As long, that is, as you don’t get in the way.
The Next Step: Make the Right Choices
So what, as a digital leader, should you be doing in the face of all this mandated, WFH-powered cultural transformation? Simple: make the right choices.
The first choice is to get out of the way.
Don’t try to enforce the same workplace policies designed for an on-site staffing paradigm. Don’t try to replicate physical meetings with online versions. Don’t mandate that people work their normal, set-hours as if they were commuting to an office.
Let this be an opportunity to free people from those constraints and begin to experiment with new ways of working.
Second, choose to embrace transparency and inclusivity.
One of the most significant barriers to transforming work — and particularly to remote, asynchronous work — is the tendency of leaders to foster cliques and in-the-know trusted cohorts.
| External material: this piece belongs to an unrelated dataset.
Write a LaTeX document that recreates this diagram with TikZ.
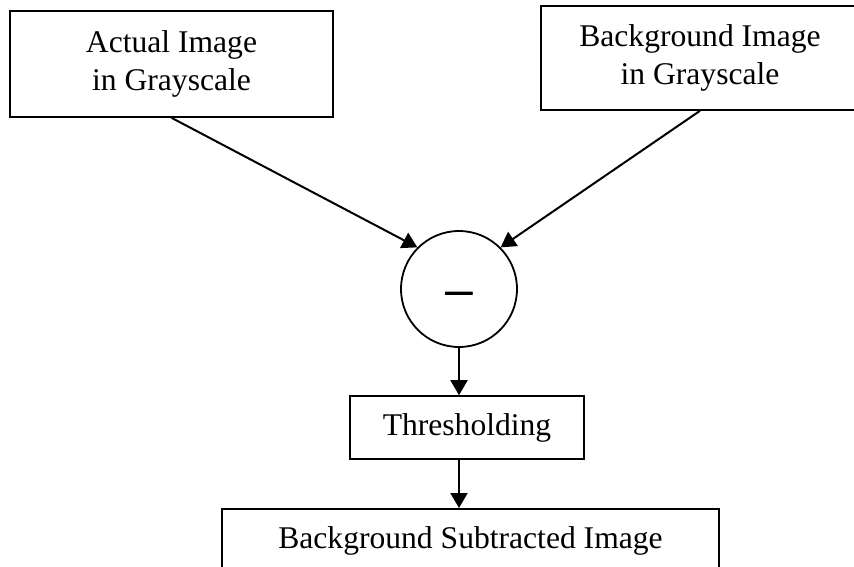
\documentclass[tikz,border=0pt]{standalone}
\usepackage{fontspec}
\setmainfont{Liberation Serif}
\newfontfamily\dashfont{Liberation Sans}
\usetikzlibrary{arrows.meta}

\begin{document}
\begin{tikzpicture}[x=1pt,y=-1pt,
    box/.style={draw,line width=1.6pt,align=center,inner sep=0pt,
      font=\fontsize{31.6}{38}\selectfont},
    sumnode/.style={draw,circle,line width=1.8pt,inner sep=0pt,minimum size=116pt},
    arr/.style={line width=2pt,-{Triangle[length=15pt,width=17pt]}}]
        \useasboundingbox (0,0) rectangle (854,567);

          \node[box,minimum width=323pt,minimum height=106pt] (actual) at (171.5,64) {Actual Image\\in Grayscale};
          \node[box,minimum width=318pt,minimum height=104pt] (backgr) at (700,58) {Background Image\\in Grayscale};

          \node[sumnode] (minus) at (459,289) {};
          \node[anchor=base,inner sep=0pt] (dash) at ([yshift=-17pt]minus.center) {\dashfont\fontsize{50}{50}\selectfont –};

          \node[box,minimum width=234pt,minimum height=63pt] (thresh) at (467,427.5) {Thresholding};
          \node[box,anchor=north,minimum width=497pt,inner ysep=18pt,
            text height=22pt,text depth=7pt] (result) at (470.5,508) {Background Subtracted Image};

          \draw[arr] (actual.south) -- (minus.135);
          \draw[arr] (backgr.south) -- (minus.45);
          \draw[arr] (minus.south) -- (minus.south |- thresh.north);
          \draw[arr] (thresh.south -| minus) -- (result.north -| minus);
        \end{tikzpicture}
\end{document}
This modality encourages physical proximity as off-hand conversations and drive-by discussions, gossip, or bitch sessions become the predominant form of communication.
You will need to actively and deliberately compensate for that in a remote, all-digital world. You must choose to embrace transparency and inclusivity so that you can guide your cultural transformation in a way that will foster a positive, digital era working environment.
While I usually focus on giving you an exercise, today is no drill. These are the real-deal choices that you need to make right now.
What you choose to do today will set the stage for how your organization will respond in the short-term, and will also determine its long-term viability as we come out of this and head straight into the Digital Era.